* **Task statement**
Copy the first line of the entries below and every line after it through the line containing "t_end = 993". Do not include pictures.

[begin Provided entries]

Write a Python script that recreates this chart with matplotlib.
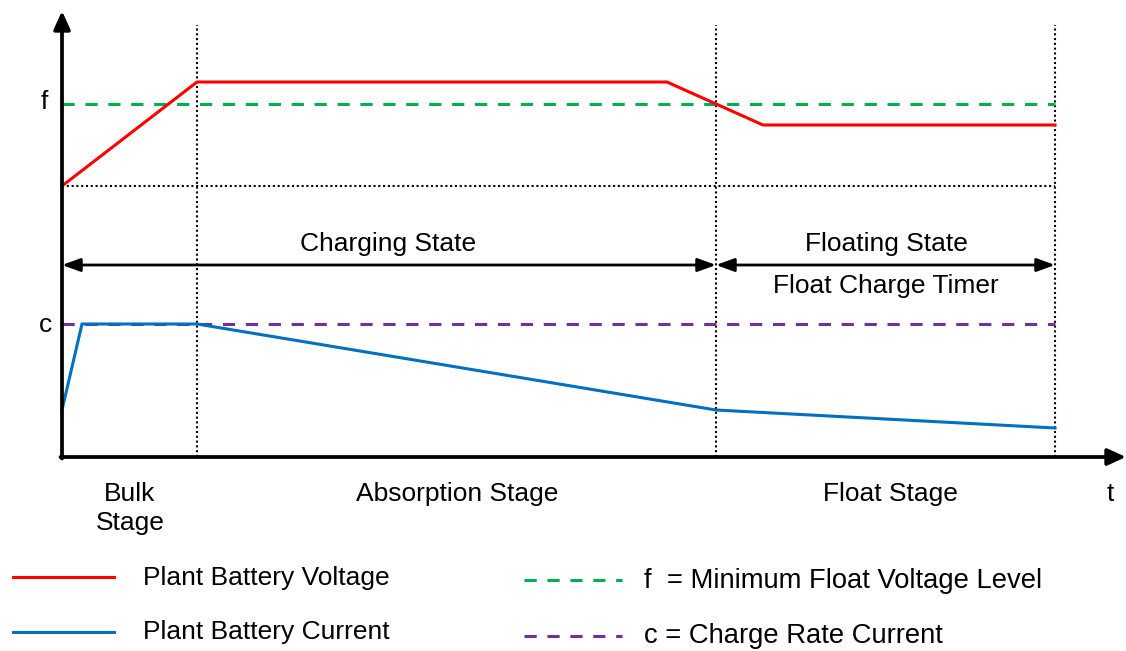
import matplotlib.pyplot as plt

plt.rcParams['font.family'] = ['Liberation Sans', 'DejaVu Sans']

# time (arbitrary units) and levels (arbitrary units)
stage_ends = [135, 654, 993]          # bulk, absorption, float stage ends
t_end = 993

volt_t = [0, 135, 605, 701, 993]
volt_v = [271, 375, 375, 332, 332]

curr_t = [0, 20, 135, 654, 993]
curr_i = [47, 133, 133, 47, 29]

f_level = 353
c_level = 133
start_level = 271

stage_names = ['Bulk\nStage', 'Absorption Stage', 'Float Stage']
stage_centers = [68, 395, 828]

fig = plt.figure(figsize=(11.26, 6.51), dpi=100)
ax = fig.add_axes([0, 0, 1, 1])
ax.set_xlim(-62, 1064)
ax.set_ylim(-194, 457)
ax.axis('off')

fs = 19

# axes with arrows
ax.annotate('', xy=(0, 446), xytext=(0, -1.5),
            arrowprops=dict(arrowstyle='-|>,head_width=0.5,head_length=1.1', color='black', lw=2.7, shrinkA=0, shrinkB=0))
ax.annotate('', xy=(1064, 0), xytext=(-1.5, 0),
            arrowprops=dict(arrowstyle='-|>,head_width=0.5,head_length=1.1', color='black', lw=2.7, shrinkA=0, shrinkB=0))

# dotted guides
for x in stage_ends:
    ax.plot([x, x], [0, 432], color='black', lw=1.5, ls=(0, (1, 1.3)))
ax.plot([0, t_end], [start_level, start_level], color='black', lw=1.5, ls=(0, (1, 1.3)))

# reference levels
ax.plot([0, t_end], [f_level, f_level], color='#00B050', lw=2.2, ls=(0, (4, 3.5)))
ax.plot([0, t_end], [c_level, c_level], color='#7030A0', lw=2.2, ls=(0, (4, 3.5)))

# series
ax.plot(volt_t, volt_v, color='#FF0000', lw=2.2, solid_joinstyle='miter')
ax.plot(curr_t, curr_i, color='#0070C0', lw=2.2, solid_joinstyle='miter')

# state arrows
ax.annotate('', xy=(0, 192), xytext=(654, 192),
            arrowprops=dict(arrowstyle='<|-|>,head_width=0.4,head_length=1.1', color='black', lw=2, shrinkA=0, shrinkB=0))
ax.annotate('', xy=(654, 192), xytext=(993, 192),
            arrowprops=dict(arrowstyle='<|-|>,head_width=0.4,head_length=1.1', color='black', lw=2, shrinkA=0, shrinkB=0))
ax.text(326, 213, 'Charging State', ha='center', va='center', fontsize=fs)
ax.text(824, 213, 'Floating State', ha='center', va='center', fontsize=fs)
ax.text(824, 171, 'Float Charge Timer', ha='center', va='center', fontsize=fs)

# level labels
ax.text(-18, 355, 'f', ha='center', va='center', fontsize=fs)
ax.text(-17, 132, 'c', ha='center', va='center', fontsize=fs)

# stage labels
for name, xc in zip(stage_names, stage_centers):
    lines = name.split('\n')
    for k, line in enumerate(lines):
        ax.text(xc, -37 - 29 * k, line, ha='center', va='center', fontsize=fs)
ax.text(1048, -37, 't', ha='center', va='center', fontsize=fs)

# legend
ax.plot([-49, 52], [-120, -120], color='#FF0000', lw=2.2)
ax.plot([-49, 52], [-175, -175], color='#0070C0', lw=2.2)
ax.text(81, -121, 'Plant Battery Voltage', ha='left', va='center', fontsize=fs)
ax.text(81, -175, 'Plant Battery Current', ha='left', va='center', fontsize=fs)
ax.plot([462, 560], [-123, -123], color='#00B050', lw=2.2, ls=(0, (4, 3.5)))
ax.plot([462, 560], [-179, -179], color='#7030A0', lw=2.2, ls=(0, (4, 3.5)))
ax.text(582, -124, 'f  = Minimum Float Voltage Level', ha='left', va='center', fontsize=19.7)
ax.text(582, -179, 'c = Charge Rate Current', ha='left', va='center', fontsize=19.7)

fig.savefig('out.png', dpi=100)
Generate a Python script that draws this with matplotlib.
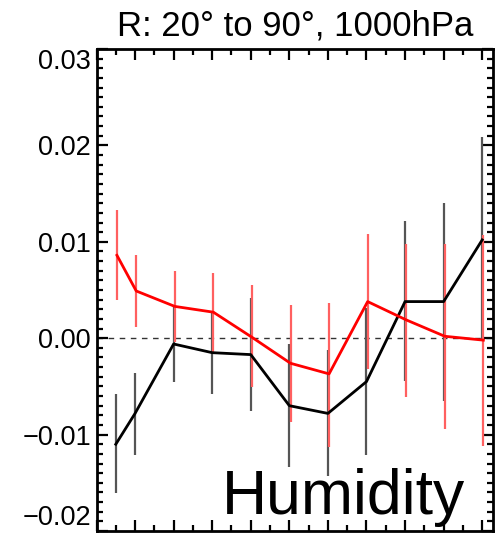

[end Provided entries]

* **Written answer**
Write a Python script that recreates this chart with matplotlib.
import matplotlib.pyplot as plt

plt.rcParams['font.family'] = ['Liberation Sans', 'DejaVu Sans']

# time (arbitrary units) and levels (arbitrary units)
stage_ends = [135, 654, 993]          # bulk, absorption, float stage ends
t_end = 993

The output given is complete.